More tales of journalists and reinvention

Some of the latest links from the world of journalists-in-transition, and the state of the profession as it relates to where they are in their careers. I’m trying to keep this forward-thinking, if not always as hopeful as I’d like to feel about where we go from here:

“What would I do if I weren’t a reporter?:” Tracy Gordon Fox went from covering crime for the Hartford Courant to studying to become a nurse, and now is an emergency room volunteer at a Hartford hospital. “I’ve come to realize that the work habits I had developed as reporter — taking copious notes, staying focused, finishing what I started — had translated into good study habits. And my experience in dealing with people as an observer has been very helpful in my current role.”

Like daughter, like father: Former Cleveland Plain Dealer columnist Sam Fulwood III writes about being on the job-hunting path with his daughter as she graduates from college. “So far, the reinvention thing hasn’t worked out for me. It’s not so easy for sober and serious reporters to Twitter and Facebook our way into the affections of folks Amanda’s age, let alone the editors and publishers now clamoring to win their attention.”

Tweeting and branding: Dan Baum’s recent flurry of Twitter posts about being fired from The New Yorker is the kind of stuff that makes old-school journalists like Fulwood cringe. How Baum is employing this tactic to recreate his career is something that “branding” experts are driving home constantly. “He’s significantly elevated his personal brand, and his exercise highlights the increasing need for journalists to take charge and market themselves.”

Baum’s using Twitter to promote his new book, and that’s fine. But perhaps my reluctance to follow his example is because I’m struggling to figure out how to use these tools to get my work distributed without being crass and clumsy. I’m not saying that Baum is, although detailing why someone lost a job and Tweeting on about a former employer isn’t entirely professional. Then again, Baum’s getting an awful lot of buzz in the journosphere as a result.

I will not blog for thee for free: When the Queen of the Future of Journalism (aka Arianna Huffington) approached blogger and writer Dan Lyons (aka the Fake Steve Jobs) about writing for her hot ‘n saucy Huffington Post, she naturally dipped into her Leona Helmsley persona: “As you know, we famously don’t pay our bloggers.” To which he replied, “As you know, I famously don’t work for nothing.”

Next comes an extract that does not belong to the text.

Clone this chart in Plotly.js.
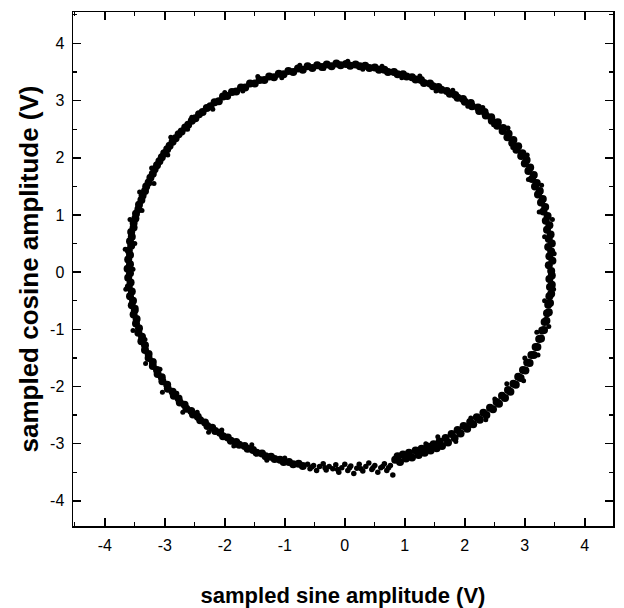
<!DOCTYPE html>
<html>
<head>
<meta charset="utf-8">
<script src="https://cdn.plot.ly/plotly-3.0.1.min.js"></script>
<style>html,body{margin:0;padding:0;background:#fff;}#chart{width:624px;height:608px;}</style>
</head>
<body>
<div id="chart"></div>
<script>
// Sampled sine (x) and sampled cosine (y) amplitudes, in volts
const sineQ1 = [3.44,3.40,3.46,3.41,3.44,3.39,3.45,3.40,3.43,3.37,3.41,3.35,3.38,3.31,3.34,3.27,3.30,3.22,3.25,3.17,3.20,3.12,3.15,3.06,3.09,3.00,3.03,2.94,2.96,2.86,2.89,2.79,2.81,2.71,2.73,2.63,2.64,2.54,2.55,2.45,2.44,2.35,2.33,2.24,2.22,2.12,2.10,2.00,1.97,1.88,1.84,1.75,1.70,1.61,1.56,1.47,1.42,1.32,1.27,1.18,1.12,1.03,0.97,0.88,0.82,0.72,0.66,0.57,0.50,0.41,0.34,0.25,0.18,0.09,0.02,-0.07,-0.14];
const cosineQ1 = [0.02,0.12,0.20,0.28,0.36,0.44,0.50,0.58,0.66,0.74,0.82,0.90,0.98,1.06,1.14,1.22,1.28,1.36,1.42,1.50,1.56,1.63,1.70,1.77,1.83,1.90,1.96,2.03,2.08,2.14,2.20,2.26,2.31,2.36,2.42,2.47,2.52,2.56,2.62,2.65,2.71,2.74,2.80,2.82,2.88,2.90,2.96,2.98,3.03,3.05,3.10,3.12,3.17,3.19,3.24,3.25,3.30,3.31,3.36,3.37,3.41,3.42,3.46,3.46,3.50,3.50,3.54,3.54,3.58,3.57,3.61,3.60,3.63,3.61,3.64,3.62,3.65];

const sineQ2 = [-0.22,-0.30,-0.38,-0.46,-0.54,-0.62,-0.70,-0.78,-0.86,-0.94,-1.02,-1.10,-1.18,-1.26,-1.34,-1.42,-1.50,-1.58,-1.66,-1.73,-1.81,-1.88,-1.96,-2.03,-2.10,-2.17,-2.24,-2.30,-2.37,-2.43,-2.49,-2.55,-2.61,-2.66,-2.72,-2.77,-2.82,-2.87,-2.92,-2.96,-3.01,-3.05,-3.09,-3.13,-3.17,-3.20,-3.24,-3.27,-3.31,-3.33,-3.37,-3.39,-3.43,-3.44,-3.48,-3.49,-3.52,-3.52,-3.56,-3.55,-3.58,-3.56,-3.60,-3.58,-3.61,-3.58,-3.62,-3.58];
const cosineQ2 = [3.60,3.63,3.59,3.62,3.57,3.60,3.54,3.56,3.50,3.52,3.46,3.47,3.41,3.42,3.36,3.36,3.30,3.30,3.23,3.23,3.16,3.15,3.08,3.07,2.99,2.97,2.90,2.87,2.80,2.76,2.69,2.65,2.58,2.53,2.46,2.41,2.34,2.28,2.21,2.15,2.08,2.01,1.94,1.87,1.80,1.72,1.65,1.57,1.50,1.42,1.34,1.26,1.18,1.10,1.02,0.94,0.86,0.78,0.70,0.62,0.54,0.46,0.38,0.30,0.22,0.14,0.06,-0.02];

const sineQ3 = [-3.61,-3.57,-3.60,-3.55,-3.58,-3.53,-3.55,-3.50,-3.52,-3.47,-3.48,-3.43,-3.44,-3.38,-3.39,-3.33,-3.33,-3.27,-3.27,-3.20,-3.20,-3.13,-3.12,-3.05,-3.04,-2.96,-2.95,-2.87,-2.85,-2.77,-2.75,-2.67,-2.64,-2.56,-2.53,-2.45,-2.41,-2.33,-2.29,-2.21,-2.16,-2.08,-2.03,-1.95,-1.90,-1.81,-1.76,-1.67,-1.62,-1.53,-1.47,-1.38,-1.32,-1.23,-1.17,-1.08,-1.02,-0.93,-0.86,-0.77,-0.70];
const cosineQ3 = [-0.10,-0.18,-0.26,-0.34,-0.42,-0.50,-0.58,-0.66,-0.74,-0.82,-0.90,-0.98,-1.06,-1.13,-1.21,-1.28,-1.36,-1.43,-1.50,-1.57,-1.64,-1.71,-1.78,-1.84,-1.91,-1.97,-2.04,-2.09,-2.16,-2.21,-2.28,-2.32,-2.39,-2.43,-2.49,-2.53,-2.59,-2.63,-2.69,-2.72,-2.78,-2.81,-2.87,-2.89,-2.95,-2.97,-3.02,-3.04,-3.09,-3.11,-3.16,-3.17,-3.22,-3.23,-3.27,-3.28,-3.32,-3.32,-3.36,-3.35,-3.39];

// bottom, where the samples scatter more
const sineBottom = [-0.62,-0.58,-0.52,-0.47,-0.42,-0.36,-0.31,-0.26,-0.20,-0.15,-0.10,-0.05,0.00,0.05,0.10,0.15,0.20,0.24,0.30,0.35,0.40,0.45,0.50,0.55,0.60,0.66,0.70,0.76,0.80,-0.55,-0.33,-0.12,0.08,0.27,0.47,0.63,0.73];
const cosineBottom = [-3.36,-3.44,-3.38,-3.47,-3.40,-3.35,-3.46,-3.40,-3.44,-3.37,-3.50,-3.42,-3.36,-3.47,-3.39,-3.52,-3.43,-3.36,-3.48,-3.40,-3.34,-3.45,-3.38,-3.50,-3.42,-3.35,-3.47,-3.38,-3.55,-3.41,-3.42,-3.45,-3.42,-3.44,-3.42,-3.40,-3.42];

const sineQ4 = [0.84,0.88,0.92,0.97,1.02,1.07,1.12,1.18,1.23,1.28,1.33,1.38,1.43,1.48,1.53,1.58,1.62,1.68,1.72,1.78,1.83,1.88,1.93,1.98,2.04,2.09,2.14,2.20,2.25,2.31,2.36,2.42,2.47,2.53,2.57,2.62,2.67,2.72,2.76,2.81,2.85,2.89,2.93,2.97,3.01,3.04,3.08,3.11,3.15,3.18,3.21,3.24,3.27,3.29,3.32,3.33,3.36,3.37,3.40,3.39,3.42,3.41,3.44,3.42,3.45,3.41,3.45];
const cosineQ4 = [-3.28,-3.22,-3.32,-3.19,-3.26,-3.16,-3.24,-3.12,-3.20,-3.09,-3.16,-3.05,-3.12,-3.01,-3.08,-2.96,-3.04,-2.90,-2.98,-2.83,-2.90,-2.76,-2.82,-2.69,-2.74,-2.62,-2.66,-2.54,-2.58,-2.46,-2.50,-2.37,-2.40,-2.27,-2.30,-2.16,-2.20,-2.06,-2.09,-1.95,-1.97,-1.83,-1.85,-1.71,-1.72,-1.58,-1.59,-1.45,-1.45,-1.31,-1.31,-1.17,-1.16,-1.02,-1.01,-0.87,-0.85,-0.72,-0.70,-0.57,-0.54,-0.42,-0.38,-0.26,-0.22,-0.12,-0.06];

// samples lying off the main band (rough edges)
const sineStray = [3.49,3.33,3.46,3.24,3.28,3.06,3.04,2.80,2.72,2.48,2.30,2.05,1.80,1.52,1.25,0.95,0.62,0.30,0.05,-0.35,-0.75,-1.05,-1.45,-1.70,-2.00,-2.20,-2.55,-2.62,-2.90,-2.95,-3.22,-3.18,-3.42,-3.38,-3.58,-3.50,-3.66,-3.53,-3.65,-3.48,-3.53,-3.33,-3.32,-3.08,-3.04,-2.80,-2.70,-2.46,-2.27,-2.05,-1.85,-1.55,-1.30,-1.00,1.35,1.55,1.85,2.10,2.35,2.50,2.70,2.98,3.00,3.22,3.20,3.40,3.33,3.48];
const cosineStray = [0.32,0.62,0.92,1.05,1.52,1.62,2.05,2.18,2.52,2.58,2.88,2.90,3.18,3.17,3.43,3.40,3.60,3.55,3.69,3.56,3.62,3.40,3.42,3.17,3.14,2.85,2.71,2.50,2.36,2.05,1.82,1.55,1.40,1.08,0.92,0.50,0.40,0.05,-0.30,-0.62,-1.02,-1.18,-1.60,-1.70,-2.10,-2.12,-2.45,-2.45,-2.80,-2.76,-3.04,-3.02,-3.29,-3.25,-3.00,-2.88,-2.96,-2.55,-2.58,-2.22,-1.95,-1.90,-1.50,-1.45,-1.05,-0.95,-0.50,-0.30];

const tickValues = [-4,-3,-2,-1,0,1,2,3,4];
const tickLabels = ['-4','-3','-2','-1','0','1','2','3','4'];

const xTitle = 'sampled sine amplitude (V)';
const yTitle = 'sampled cosine amplitude (V)';

const bandSets = [[sineQ1,cosineQ1],[sineQ2,cosineQ2],[sineQ3,cosineQ3],[sineQ4,cosineQ4]];
const traces = bandSets.map(q => ({
  x: q[0], y: q[1], type: 'scatter', mode: 'markers',
  marker: {color: '#000', size: 8, line: {width: 0}},
  showlegend: false, hoverinfo: 'skip'
}));
traces.push({
  x: sineBottom, y: cosineBottom, type: 'scatter', mode: 'markers',
  marker: {color: '#000', size: 5.5, line: {width: 0}},
  showlegend: false, hoverinfo: 'skip'
});
traces.push({
  x: sineStray, y: cosineStray, type: 'scatter', mode: 'markers',
  marker: {color: '#000', size: 5, line: {width: 0}},
  showlegend: false, hoverinfo: 'skip'
});

const fontFam = '"Liberation Sans", Arial, Helvetica, sans-serif';
function axis(range, title, tsize, standoff) {
  return {
    range: range, autorange: false,
    tickmode: 'array', tickvals: tickValues, ticktext: tickLabels,
    ticks: 'inside', ticklen: 8, tickwidth: 1.5, tickcolor: '#000',
    showline: true, linecolor: '#000', linewidth: 1.5, mirror: 'allticks',
    showgrid: false, zeroline: false,
    minor: {tick0: 0, dtick: 0.5, ticks: 'inside', ticklen: 4, tickwidth: 1.2, tickcolor: '#000', showgrid: false},
    tickfont: {family: fontFam, size: 16, color: '#000'},
    ticklabelstandoff: 4,
    title: {text: '<b>' + title + '</b>', font: {family: fontFam, size: tsize, color: '#000'}, standoff: standoff},
    automargin: false
  };
}

const layout = {
  width: 624, height: 608,
  margin: {l: 73, r: 11, t: 12, b: 82},
  paper_bgcolor: '#fff', plot_bgcolor: '#fff',
  xaxis: axis([-4.53, 4.47], xTitle, 22, 36),
  yaxis: axis([-4.44, 4.55], yTitle, 26, 4),
  showlegend: false
};

Plotly.newPlot('chart', traces, layout, {displayModeBar: false, staticPlot: true});
</script>
</body>
</html>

From expendable to experimenters: A student journalism blog at the University of Maryland, remarking on recent comments by Sen. John Kerry about new professional paths for laid-off journalists, poses a very obvious question: “Does this mean that the very journalists who were pushed off by failing print media will be the ones who redefine what journalism is and how it’s delivered in the aftermath?”

The very obvious answer, my young successors, is yes, it does mean precisely that. Because as you’ll see in the examples below, the institutions that once nurtured this journalism have largely squandered that responsibility.

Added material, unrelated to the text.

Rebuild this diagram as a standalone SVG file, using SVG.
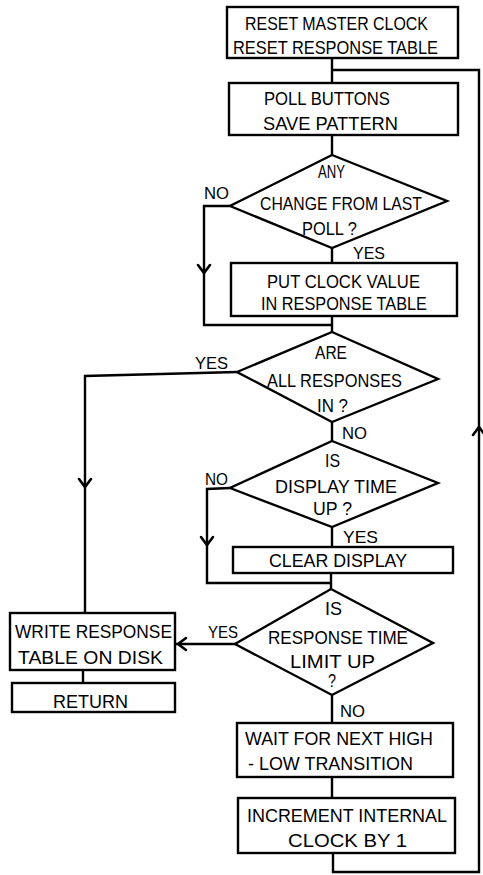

A newsroom of their own: Some former Rocky Mountain News journalists are forging ahead with their own online news site after investors bailed out of a subscription -based model that didn’t come close to its aims. The idea here is enticing, but funding it is another issue that seems to hold little tangible promise right now.

Keep those clicks coming back: One of the leaders of online news ventures, Joel Kramer of MinnPost.com, writes about learning how to read traffic numbers to keep readers returning for more. “Frankly, we’re not sure exactly why our reader loyalty has grown so rapidly. Nor are we sure yet how to keep that momentum, or how to capitalize on it to help us achieve our business goal: breaking even by 2012 on revenues from donations by individuals, advertising and sponsorship.”

Kramer is a cold-eyed realist who’s plunging into the actual work of post-newspaper journalism that new media sages wax rhapsodically about. But he understands the odds are long and the challenges are steep for his enterprise to make it. He’s worth reading and following more than any of the gurus because he’s putting theories about online news into practice.

The rebirth of the news business: The Economist is optimistic about the transformation from print to digital but has no new ideas on how online journalism can be properly funded to meet this demand. “In the absence of profitable alternatives, it may be that expensive, worthy journalism on subjects like the war in Iraq will increasingly be supported by charity.” The Editors Web Log offers a critique of this critique.

“It’s the public, stupid:” That’s one of Geneva Overholser’s observations to attendees at the Knight Digital Media Center’s News Entrepreneur Boot Camp. But here’s my favorite, one that I wish that journalism’s feuding doomsayers and utopians would heed but probably won’t: “Resist the urge to pronounce. This is not a duel. It should be a debate about the next steps for journalism in the public interest.”